Missouri Air Conservation Commission Odor Recommendation
The Missouri Air Conservation Commission continued their discussion of Missouri’s odor regulations at a commissioner’s workgroup on Feb. 6 and at their regularly scheduled meeting on Feb. 7. The commission has requested the department to develop draft rule language to incorporate the following elements and to release this draft language for public comment through an informal process.
- Retain the regulatory dilution to threshold of 7:1 for all industry and Class IA CAFOs. The property boundary shall remain the point of determining compliance.
- Expand the 7:1 regulatory limit to Class IB CAFOs.
- Retain all other exemptions currently in the rule.
- Establish a non-punitive dilution-to-threshold of 4:1 for all facilities regulated by the 7:1 standard that will trigger a requirement for a comprehensive odor source identification and work plan based on the Best Available Control Technology, or BACT, process. For this process to be triggered the department would be required to document a certain number of 4:1 exceedances over a certain period of time; staff will propose specifics for the commission’s consideration.
- Develop a better definition of “modification” that will trigger an odor control plan requirement for existing sources.
- Develop an “exit strategy” or a mechanism that will allow facilities that trigger the additional odor source identification requirement and work plan an opportunity to prove that the additional plan is no longer necessary based on changes made at their facility.
- Establish requirements for new CAFO facilities to develop an odor plan that would be triggered by their water protection program construction permit process.
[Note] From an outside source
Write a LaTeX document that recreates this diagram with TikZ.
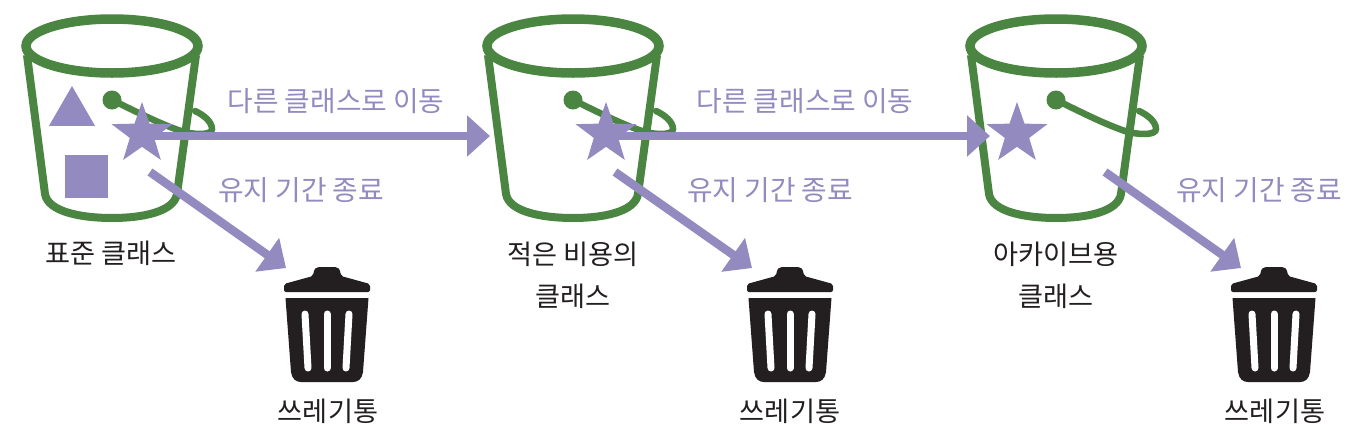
\documentclass[tikz,border=0pt]{standalone}
\usepackage{fontspec}
\setmainfont{Noto Sans CJK KR}
\usetikzlibrary{arrows.meta,shapes.geometric}
\definecolor{bucketgreen}{HTML}{4B8542}
\definecolor{movepurple}{HTML}{938ABF}
\definecolor{binblack}{HTML}{231F20}
\tikzset{
    bucket/.pic={
        \draw[bucketgreen,line width=9.5pt] (0,46) ellipse [x radius=86, y radius=27];
        \draw[bucketgreen,line width=8pt,line join=round]
            (-85,55) -- (-67,194) .. controls (-64,212) and (-30,218) .. (0,218)
            .. controls (30,218) and (62,212) .. (65,194) -- (84,55);
        \fill[bucketgreen] (0,100) circle (9.5);
        \draw[bucketgreen,line width=6.5pt,line cap=round]
            (0,100) .. controls (25,112) and (50,125) .. (72,132)
            .. controls (85,135) and (100,135) .. (100,129)
            .. controls (100,122) and (92,115) .. (83,111);
    },
    trashbin/.pic={
        \fill[binblack,rounded corners=2pt] (-43,292) -- (-43,284) -- (-14,276)
            .. controls (-13,268) and (-10,267) .. (-6,267) -- (6,267)
            .. controls (10,267) and (13,268) .. (14,276) -- (43,284) -- (43,292) -- cycle;
        \fill[binblack] (-41.5,298) -- (41.5,298) -- (36,372)
            .. controls (35,379) and (31,382) .. (26,382) -- (-26,382)
            .. controls (-31,382) and (-35,379) .. (-36,372) -- cycle;
        \foreach \topx/\botx in {-22/-19,0/0,22/19}
            \draw[white,line width=7pt,line cap=round] (\topx,314) -- (\botx,368);
    }
}
\begin{document}
\begin{tikzpicture}[x=1pt,y=-1pt,
    shapeitem/.style={fill=movepurple,inner sep=0pt,outer sep=0pt},
    starmark/.style={shapeitem,star,star points=5,star point ratio=2.5,minimum size=64pt},
    moveline/.style={movepurple,line width=8.5pt,-{Triangle[length=23pt,width=40pt]}},
    movelabel/.style={text=movepurple,font=\fontsize{27.8pt}{30pt}\selectfont},
    namelabel/.style={text=binblack,font=\fontsize{27.2pt}{30pt}\selectfont}]
    \useasboundingbox (0,0) rectangle (1347,445);
    \fill[white] (0,0) rectangle (1347,445);

    \pic at (112,0) {bucket};
    \pic at (573,0) {bucket};
    \pic at (1056,0) {bucket};

    \pic at (327,0) {trashbin};
    \pic at (790,0) {trashbin};
    \pic at (1274,0) {trashbin};

    \node[shapeitem,regular polygon,regular polygon sides=3,minimum size=53pt] (triangle) at (72,112.5) {};
    \node[shapeitem,minimum size=43pt] (square) at (86.5,176.5) {};
    \node[starmark] (star1) at (142,134) {};
    \node[starmark] (star2) at (606,134) {};
    \node[starmark] (star3) at (1017,134) {};

    \coordinate (move1) at (490,136);
    \coordinate (move2) at (990,136);
    \coordinate (exp1a) at (150,172);
    \coordinate (exp1b) at (286,268);
    \coordinate (exp2a) at (615,172);
    \coordinate (exp2b) at (752,268);
    \coordinate (exp3a) at (1105,172);
    \coordinate (exp3b) at (1241,268);

    \draw[moveline] (star1.center |- move1) -- (move1);
    \draw[moveline] (star2.center |- move2) -- (move2);
    \draw[moveline] (exp1a) -- (exp1b);
    \draw[moveline] (exp2a) -- (exp2b);
    \draw[moveline] (exp3a) -- (exp3b);

    \node[movelabel] (movetext1) at (336,101.5) {다른 클래스로 이동};
    \node[movelabel] (movetext2) at (805,101.5) {다른 클래스로 이동};
    \node[movelabel] (exptext1) at (301,190.5) {유지 기간 종료};
    \node[movelabel] (exptext2) at (770,190.5) {유지 기간 종료};
    \node[movelabel] (exptext3) at (1259,190.5) {유지 기간 종료};

    \node[namelabel] (name1) at (111,253) {표준 클래스};
    \node[namelabel] (name2a) at (573,254) {적은 비용의};
    \node[namelabel] (name2b) at (573,296) {클래스};
    \node[namelabel] (name3a) at (1056,254) {아카이브용};
    \node[namelabel] (name3b) at (1056,296) {클래스};
    \node[namelabel] (trash1) at (328,411) {쓰레기통};
    \node[namelabel] (trash2) at (790,411) {쓰레기통};
    \node[namelabel] (trash3) at (1275,411) {쓰레기통};
\end{tikzpicture}
\end{document}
Facilities currently operating are not required to develop an odor control plan until such time that they violate the provisions of any odor regulation or are required to by the director.
- Continue using Water Protection Program classifications for determining odor rule applicability to CAFOs.
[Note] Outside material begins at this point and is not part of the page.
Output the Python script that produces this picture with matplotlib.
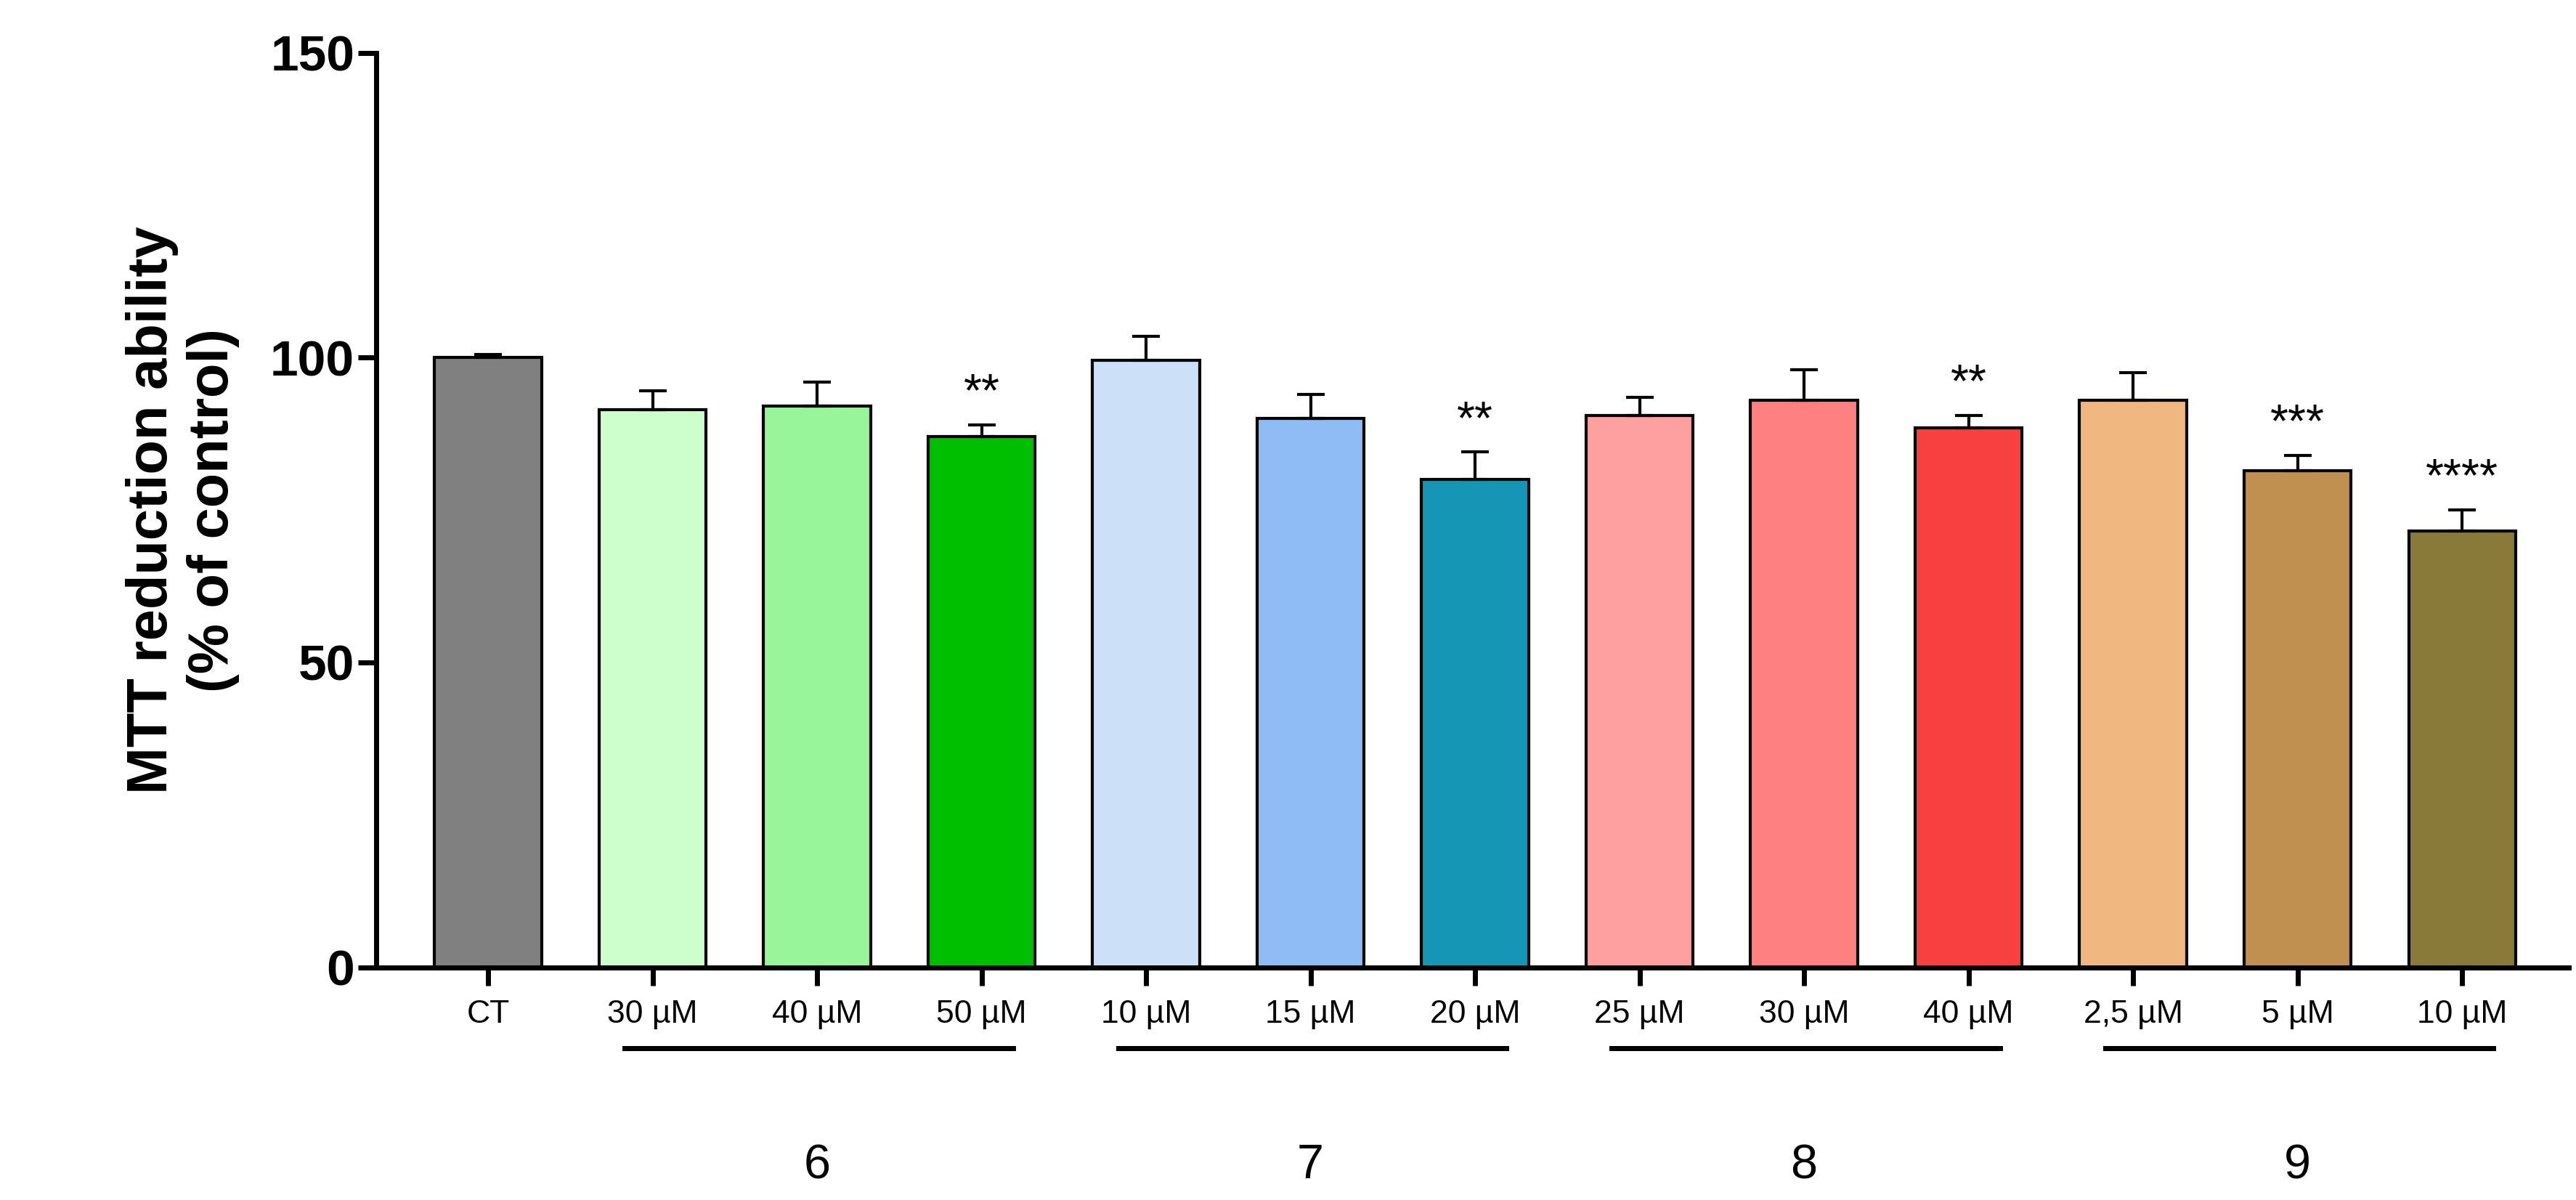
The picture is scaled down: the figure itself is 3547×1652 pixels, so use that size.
import matplotlib
matplotlib.use("Agg")
import matplotlib.pyplot as plt

plt.rcParams["font.family"] = "Liberation Sans"

labels = ["CT", "30 µM", "40 µM", "50 µM", "10 µM", "15 µM", "20 µM",
          "25 µM", "30 µM", "40 µM", "2,5 µM", "5 µM", "10 µM"]
values = [100, 91.5, 92, 87, 99.5, 90, 80, 90.5, 93, 88.5, 93, 81.5, 71.5]
errors = [0.5, 3, 4, 2, 4, 4, 4.5, 3, 5, 2, 4.5, 2.5, 3.5]
stars = ["", "", "", "**", "", "", "**", "", "", "**", "", "***", "****"]
colors = ["#808080", "#ccffcc", "#99f599", "#00bf00", "#cce0f8", "#8fbcf5", "#1496b4",
          "#ffa0a0", "#ff8080", "#f84040", "#f0b880", "#c09050", "#8a7a3a"]
groups = ["6", "7", "8", "9"]
group_members = [(1, 3), (4, 6), (7, 9), (10, 12)]

fig = plt.figure(figsize=(35.48, 16.52), dpi=100)
ax = fig.add_axes([0.146, 0.194, 0.851, 0.762])
x = list(range(len(values)))
ax.bar(x, values, width=0.65, color=colors, edgecolor="black", linewidth=3)
ax.errorbar(x, values, yerr=[[0]*len(errors), errors], fmt="none", ecolor="black",
            elinewidth=3, capsize=14, capthick=3)
for xi, v, e, s in zip(x, values, errors, stars):
    if s:
        ax.text(xi, v + e + 1.5, s, ha="center", va="bottom", fontsize=46)

ax.set_xlim(-0.68, 12.65)
ax.set_ylim(0, 150)
ax.set_yticks([0, 50, 100, 150])
ax.set_xticks(x)
ax.set_xticklabels(labels, fontsize=32)
ax.tick_params(axis="y", labelsize=50, width=5, length=18)
ax.tick_params(axis="x", width=5, length=18, pad=14)
for lab in ax.get_yticklabels():
    lab.set_fontweight("bold")
for sp in ["top", "right"]:
    ax.spines[sp].set_visible(False)
for sp in ["left", "bottom"]:
    ax.spines[sp].set_linewidth(5)
ax.set_ylabel("MTT reduction ability\n(% of control)", fontsize=56, fontweight="bold", labelpad=30)

for g, (a, b) in zip(groups, group_members):
    ax.plot([a - 0.17, b + 0.19], [-13.3, -13.3], color="black", lw=5, clip_on=False)
    ax.text((a + b) / 2, -32.6, g, ha="center", va="center", fontsize=48)

fig.savefig("out.png", dpi=100)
- Establish the Nasal Ranger as the standard equipment for odor monitoring.
- Eliminate the requirement for laboratory analysis of samples for regulated CAFOs unless the regulated CAFOs sign an agreement to pay for laboratory analysis. The facility must request such an agreement and it shall be established in advance of any odor investigation by the department.
The commissioners additionally commented that if any one had any further comments or recommendations on how to address habitual or problem violators of any size or industry they would be interested in hearing them. Also, that all association representatives of any industry should be willing to work with their members especially those that have continual problems to prevent all facilities from being pulled into additional requirements. Addressing the bad actors at the association level will benefit all of their members.